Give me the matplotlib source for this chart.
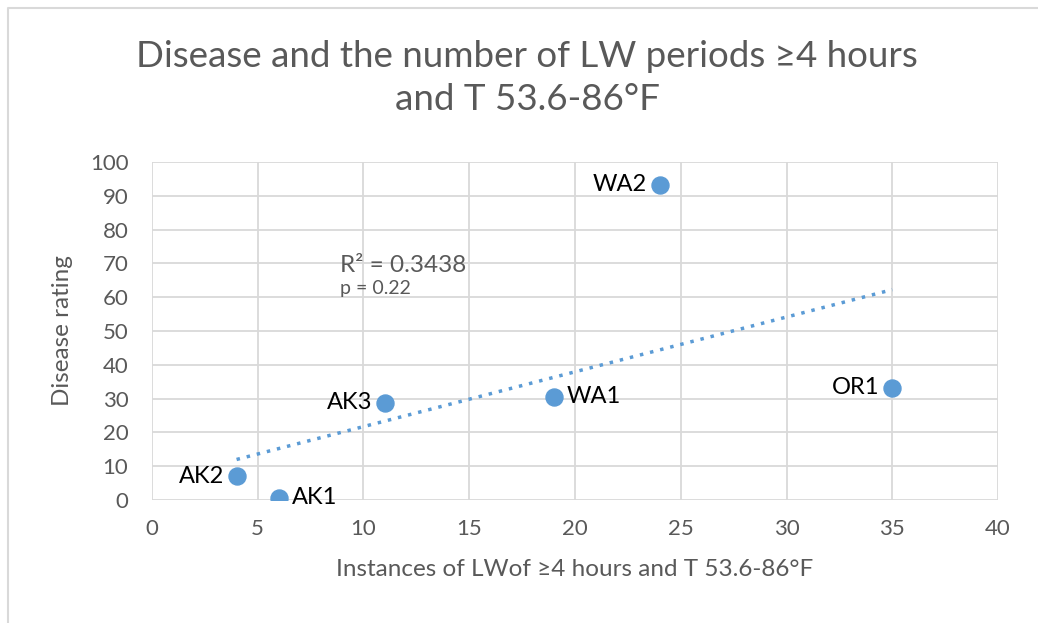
import numpy as np
import matplotlib.pyplot as plt
from matplotlib.lines import Line2D

plt.rcParams['font.family'] = ['Lato', 'DejaVu Sans']

# data
sites = ['AK2', 'AK1', 'AK3', 'WA1', 'WA2', 'OR1']
lw_instances = [4, 6, 11, 19, 24, 35]
disease = [7, 0.7, 28.8, 30.5, 93.3, 33.2]
label_side = ['left', 'right', 'left', 'right', 'left', 'left']

x_ticks = [0, 5, 10, 15, 20, 25, 30, 35, 40]
y_ticks = [0, 10, 20, 30, 40, 50, 60, 70, 80, 90, 100]

blue = '#5B9BD5'
gray = '#595959'

fig = plt.figure(figsize=(10.38, 6.23), dpi=100)
ax = fig.add_axes([0.1464, 0.1974, 0.8151, 0.5426])

# chart border (only top and left edges are visible in the crop)
fig.lines.append(Line2D([0.0075, 0.0075, 1.0], [0.0, 0.987, 0.987], transform=fig.transFigure,
                        color='#d9d9d9', linewidth=1.5))

ax.scatter(lw_instances, disease, s=150, color=blue, zorder=3)

# linear trendline
slope, intercept = np.polyfit(lw_instances, disease, 1)
xs = np.array([min(lw_instances), max(lw_instances)])
ax.plot(xs, slope * xs + intercept, color=blue, linestyle=(0, (1, 2)), linewidth=2.5, zorder=2)

for name, x, y, side in zip(sites, lw_instances, disease, label_side):
    dx = 0.6 if side == 'right' else -0.6
    ha = 'left' if side == 'right' else 'right'
    ax.text(x + dx, y, name, ha=ha, va='center', fontsize=17, color='black', zorder=4)

ax.text(8.9, 67.5, 'R² = 0.3438', fontsize=17.5, color=gray)
ax.text(8.9, 60.8, 'p = 0.22', fontsize=14, color=gray)

ax.set_xlim(0, 40)
ax.set_ylim(0, 100)
ax.set_xticks(x_ticks)
ax.set_yticks(y_ticks)
ax.grid(True, color='#d9d9d9', linewidth=1.3)
ax.set_axisbelow(True)
for s in ax.spines.values():
    s.set_visible(False)
ax.tick_params(length=0, labelsize=16, labelcolor=gray)
ax.tick_params(axis='y', pad=17)
ax.tick_params(axis='x', pad=14)

ax.set_xlabel('Instances of LWof ≥4 hours and T 53.6-86°F', fontsize=17.5, color=gray, labelpad=14)
ax.set_ylabel('Disease rating', fontsize=17.5, color=gray, labelpad=12)

fig.text(0.508, 0.935, 'Disease and the number of LW periods ≥4 hours\nand T 53.6-86°F',
         ha='center', va='top', fontsize=26.5, color=gray, linespacing=1.36)

fig.savefig('out.png', dpi=100)
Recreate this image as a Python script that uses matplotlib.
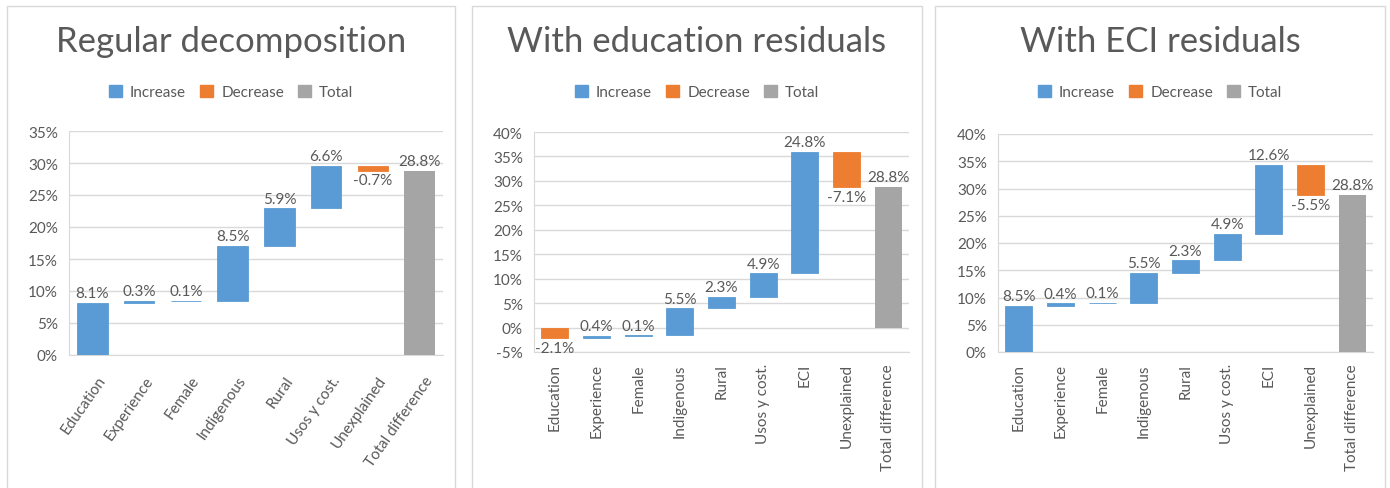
import numpy as np
import matplotlib.pyplot as plt
import matplotlib.transforms as mtransforms
from matplotlib.patches import Rectangle, Patch
from matplotlib.ticker import FuncFormatter

plt.rcParams['font.family'] = ['Lato', 'DejaVu Sans']

BLUE = '#5B9BD5'
ORANGE = '#ED7D31'
GRAY = '#A5A5A5'
TXT = '#595959'
GRID = '#D9D9D9'

# data (percentage points)
cats_regular = ["Education", "Experience", "Female", "Indigenous", "Rural",
                "Usos y cost.", "Unexplained"]
vals_regular = [8.1, 0.3, 0.1, 8.5, 5.9, 6.6, -0.7]

cats_edu = ["Education", "Experience", "Female", "Indigenous", "Rural",
            "Usos y cost.", "ECI", "Unexplained"]
vals_edu = [-2.1, 0.4, 0.1, 5.5, 2.3, 4.9, 24.8, -7.1]

cats_eci = ["Education", "Experience", "Female", "Indigenous", "Rural",
            "Usos y cost.", "ECI", "Unexplained"]
vals_eci = [8.5, 0.4, 0.1, 5.5, 2.3, 4.9, 12.6, -5.5]

total_label = "Total difference"
total_value = 28.8

titles = ["Regular decomposition", "With education residuals", "With ECI residuals"]

W, H = 1390, 489
FS = 11


def px_axes(fig, left, right, top, bottom):
    return fig.add_axes([left / W, (H - bottom) / H, (right - left) / W, (bottom - top) / H])


def waterfall(ax, cats, vals, total, ylim, rot):
    labels = cats + [total_label]
    n = len(labels)
    x = np.arange(n)
    ends = np.cumsum(vals)
    starts = ends - np.array(vals)
    for i, v in enumerate(vals):
        color = BLUE if v >= 0 else ORANGE
        ax.bar(x[i], v, bottom=starts[i], width=0.65, color=color,
               edgecolor=color, lw=0.6, zorder=3)
        if v >= 0:
            ax.annotate("%.1f%%" % v, (x[i], ends[i]), xytext=(0, 2),
                        textcoords='offset points', ha='center', va='bottom',
                        fontsize=FS, color=TXT)
        else:
            ax.annotate("%.1f%%" % v, (x[i], ends[i]), xytext=(0, -2),
                        textcoords='offset points', ha='center', va='top',
                        fontsize=FS, color=TXT)
    ax.bar(x[-1], total, width=0.65, color=GRAY, zorder=3)
    ax.annotate("%.1f%%" % total, (x[-1], total), xytext=(0, 2),
                textcoords='offset points', ha='center', va='bottom',
                fontsize=FS, color=TXT)

    ax.set_xlim(-0.5, n - 0.5)
    ax.set_ylim(*ylim)
    ax.set_yticks(np.arange(ylim[0], ylim[1] + 1, 5))
    ax.yaxis.set_major_formatter(FuncFormatter(lambda v, p: "%d%%" % v))
    ax.grid(axis='y', color=GRID, lw=1, zorder=0)
    for s in ['top', 'right']:
        ax.spines[s].set_visible(False)
    for s in ['left', 'bottom']:
        ax.spines[s].set_color(GRID)
    ax.set_xticks(x)
    ax.tick_params(axis='both', length=0, colors=TXT, labelsize=FS)
    ax.tick_params(axis='y', pad=8)
    if rot == 90:
        ax.set_xticklabels(labels, rotation=90, ha='center', va='top')
        ax.tick_params(axis='x', pad=8)
    else:
        ax.set_xticklabels(labels, rotation=rot, ha='right', va='top',
                           rotation_mode='anchor')
        ax.tick_params(axis='x', pad=13)
        shift = mtransforms.ScaledTranslation(5 / 100, 0, ax.figure.dpi_scale_trans)
        for lab in ax.get_xticklabels():
            lab.set_transform(lab.get_transform() + shift)


fig = plt.figure(figsize=(W / 100, H / 100), dpi=100)
fig.patch.set_facecolor('white')

borders = [(7, 455), (472, 922), (935, 1385)]
for l, r in borders:
    fig.patches.append(Rectangle((l / W, -0.05), (r - l) / W, (H - 7) / H + 0.05,
                                 transform=fig.transFigure, fill=False,
                                 edgecolor=GRID, lw=1))

ax1 = px_axes(fig, 69, 443, 132, 356)
waterfall(ax1, cats_regular, vals_regular, total_value, (0, 35), 55)
ax2 = px_axes(fig, 534, 909, 133, 353)
waterfall(ax2, cats_edu, vals_edu, total_value, (-5, 40), 90)
ax3 = px_axes(fig, 998, 1373, 135, 353)
waterfall(ax3, cats_eci, vals_eci, total_value, (0, 40), 90)

handles = [Patch(color=BLUE, label="Increase"), Patch(color=ORANGE, label="Decrease"),
           Patch(color=GRAY, label="Total")]
for (l, r), t in zip(borders, titles):
    cx = (l + r) / 2 / W
    fig.text(cx, 1 - 42 / H, t, ha='center', va='center', fontsize=25,
             color=TXT)
    fig.legend(handles=handles, loc='center', bbox_to_anchor=(cx, 1 - 93 / H),
               ncol=3, frameon=False, fontsize=FS, labelcolor=TXT,
               handlelength=0.85, handleheight=0.85, handletextpad=0.55,
               columnspacing=0.9)

fig.savefig("out.png", dpi=100)
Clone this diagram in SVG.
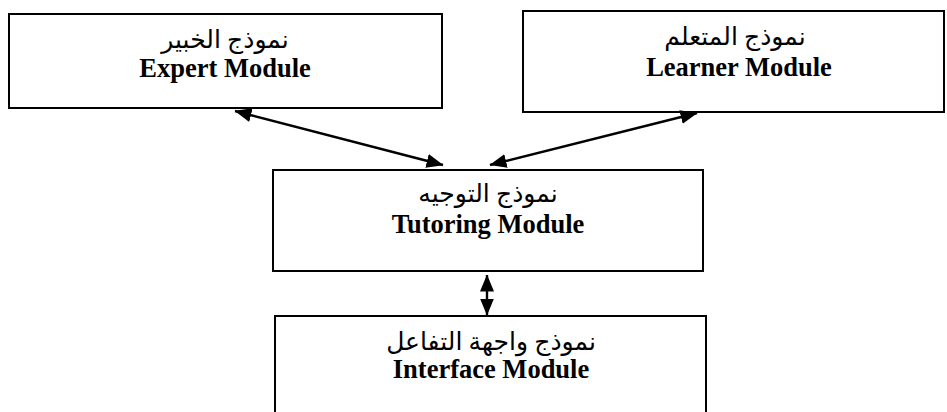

*What you should do*
Transcribe all the records above word for word, without their images.

*The answer*
Give me the matplotlib source for this chart.
import numpy as np
import matplotlib.pyplot as plt
from matplotlib.lines import Line2D

plt.rcParams['font.family'] = ['Lato', 'DejaVu Sans']

# data
sites = ['AK2', 'AK1', 'AK3', 'WA1', 'WA2', 'OR1']
lw_instances = [4, 6, 11, 19, 24, 35]
disease = [7, 0.7, 28.8, 30.5, 93.3, 33.2]
label_side = ['left', 'right', 'left', 'right', 'left', 'left']

x_ticks = [0, 5, 10, 15, 20, 25, 30, 35, 40]
y_ticks = [0, 10, 20, 30, 40, 50, 60, 70, 80, 90, 100]

blue = '#5B9BD5'
gray = '#595959'

fig = plt.figure(figsize=(10.38, 6.23), dpi=100)
ax = fig.add_axes([0.1464, 0.1974, 0.8151, 0.5426])

# chart border (only top and left edges are visible in the crop)
fig.lines.append(Line2D([0.0075, 0.0075, 1.0], [0.0, 0.987, 0.987], transform=fig.transFigure,
                        color='#d9d9d9', linewidth=1.5))

ax.scatter(lw_instances, disease, s=150, color=blue, zorder=3)

# linear trendline
slope, intercept = np.polyfit(lw_instances, disease, 1)
xs = np.array([min(lw_instances), max(lw_instances)])
ax.plot(xs, slope * xs + intercept, color=blue, linestyle=(0, (1, 2)), linewidth=2.5, zorder=2)

for name, x, y, side in zip(sites, lw_instances, disease, label_side):
    dx = 0.6 if side == 'right' else -0.6
    ha = 'left' if side == 'right' else 'right'
    ax.text(x + dx, y, name, ha=ha, va='center', fontsize=17, color='black', zorder=4)

ax.text(8.9, 67.5, 'R² = 0.3438', fontsize=17.5, color=gray)
ax.text(8.9, 60.8, 'p = 0.22', fontsize=14, color=gray)

ax.set_xlim(0, 40)
ax.set_ylim(0, 100)
ax.set_xticks(x_ticks)
ax.set_yticks(y_ticks)
ax.grid(True, color='#d9d9d9', linewidth=1.3)
ax.set_axisbelow(True)
for s in ax.spines.values():
    s.set_visible(False)
ax.tick_params(length=0, labelsize=16, labelcolor=gray)
ax.tick_params(axis='y', pad=17)
ax.tick_params(axis='x', pad=14)

ax.set_xlabel('Instances of LWof ≥4 hours and T 53.6-86°F', fontsize=17.5, color=gray, labelpad=14)
ax.set_ylabel('Disease rating', fontsize=17.5, color=gray, labelpad=12)

fig.text(0.508, 0.935, 'Disease and the number of LW periods ≥4 hours\nand T 53.6-86°F',
         ha='center', va='top', fontsize=26.5, color=gray, linespacing=1.36)

fig.savefig('out.png', dpi=100)
Recreate this image as a Python script that uses matplotlib.
import numpy as np
import matplotlib.pyplot as plt
import matplotlib.transforms as mtransforms
from matplotlib.patches import Rectangle, Patch
from matplotlib.ticker import FuncFormatter

plt.rcParams['font.family'] = ['Lato', 'DejaVu Sans']

BLUE = '#5B9BD5'
ORANGE = '#ED7D31'
GRAY = '#A5A5A5'
TXT = '#595959'
GRID = '#D9D9D9'

# data (percentage points)
cats_regular = ["Education", "Experience", "Female", "Indigenous", "Rural",
                "Usos y cost.", "Unexplained"]
vals_regular = [8.1, 0.3, 0.1, 8.5, 5.9, 6.6, -0.7]

cats_edu = ["Education", "Experience", "Female", "Indigenous", "Rural",
            "Usos y cost.", "ECI", "Unexplained"]
vals_edu = [-2.1, 0.4, 0.1, 5.5, 2.3, 4.9, 24.8, -7.1]

cats_eci = ["Education", "Experience", "Female", "Indigenous", "Rural",
            "Usos y cost.", "ECI", "Unexplained"]
vals_eci = [8.5, 0.4, 0.1, 5.5, 2.3, 4.9, 12.6, -5.5]

total_label = "Total difference"
total_value = 28.8

titles = ["Regular decomposition", "With education residuals", "With ECI residuals"]

W, H = 1390, 489
FS = 11


def px_axes(fig, left, right, top, bottom):
    return fig.add_axes([left / W, (H - bottom) / H, (right - left) / W, (bottom - top) / H])


def waterfall(ax, cats, vals, total, ylim, rot):
    labels = cats + [total_label]
    n = len(labels)
    x = np.arange(n)
    ends = np.cumsum(vals)
    starts = ends - np.array(vals)
    for i, v in enumerate(vals):
        color = BLUE if v >= 0 else ORANGE
        ax.bar(x[i], v, bottom=starts[i], width=0.65, color=color,
               edgecolor=color, lw=0.6, zorder=3)
        if v >= 0:
            ax.annotate("%.1f%%" % v, (x[i], ends[i]), xytext=(0, 2),
                        textcoords='offset points', ha='center', va='bottom',
                        fontsize=FS, color=TXT)
        else:
            ax.annotate("%.1f%%" % v, (x[i], ends[i]), xytext=(0, -2),
                        textcoords='offset points', ha='center', va='top',
                        fontsize=FS, color=TXT)
    ax.bar(x[-1], total, width=0.65, color=GRAY, zorder=3)
    ax.annotate("%.1f%%" % total, (x[-1], total), xytext=(0, 2),
                textcoords='offset points', ha='center', va='bottom',
                fontsize=FS, color=TXT)

    ax.set_xlim(-0.5, n - 0.5)
    ax.set_ylim(*ylim)
    ax.set_yticks(np.arange(ylim[0], ylim[1] + 1, 5))
    ax.yaxis.set_major_formatter(FuncFormatter(lambda v, p: "%d%%" % v))
    ax.grid(axis='y', color=GRID, lw=1, zorder=0)
    for s in ['top', 'right']:
        ax.spines[s].set_visible(False)
    for s in ['left', 'bottom']:
        ax.spines[s].set_color(GRID)
    ax.set_xticks(x)
    ax.tick_params(axis='both', length=0, colors=TXT, labelsize=FS)
    ax.tick_params(axis='y', pad=8)
    if rot == 90:
        ax.set_xticklabels(labels, rotation=90, ha='center', va='top')
        ax.tick_params(axis='x', pad=8)
    else:
        ax.set_xticklabels(labels, rotation=rot, ha='right', va='top',
                           rotation_mode='anchor')
        ax.tick_params(axis='x', pad=13)
        shift = mtransforms.ScaledTranslation(5 / 100, 0, ax.figure.dpi_scale_trans)
        for lab in ax.get_xticklabels():
            lab.set_transform(lab.get_transform() + shift)


fig = plt.figure(figsize=(W / 100, H / 100), dpi=100)
fig.patch.set_facecolor('white')

borders = [(7, 455), (472, 922), (935, 1385)]
for l, r in borders:
    fig.patches.append(Rectangle((l / W, -0.05), (r - l) / W, (H - 7) / H + 0.05,
                                 transform=fig.transFigure, fill=False,
                                 edgecolor=GRID, lw=1))

ax1 = px_axes(fig, 69, 443, 132, 356)
waterfall(ax1, cats_regular, vals_regular, total_value, (0, 35), 55)
ax2 = px_axes(fig, 534, 909, 133, 353)
waterfall(ax2, cats_edu, vals_edu, total_value, (-5, 40), 90)
ax3 = px_axes(fig, 998, 1373, 135, 353)
waterfall(ax3, cats_eci, vals_eci, total_value, (0, 40), 90)

handles = [Patch(color=BLUE, label="Increase"), Patch(color=ORANGE, label="Decrease"),
           Patch(color=GRAY, label="Total")]
for (l, r), t in zip(borders, titles):
    cx = (l + r) / 2 / W
    fig.text(cx, 1 - 42 / H, t, ha='center', va='center', fontsize=25,
             color=TXT)
    fig.legend(handles=handles, loc='center', bbox_to_anchor=(cx, 1 - 93 / H),
               ncol=3, frameon=False, fontsize=FS, labelcolor=TXT,
               handlelength=0.85, handleheight=0.85, handletextpad=0.55,
               columnspacing=0.9)

fig.savefig("out.png", dpi=100)
Clone this diagram in SVG.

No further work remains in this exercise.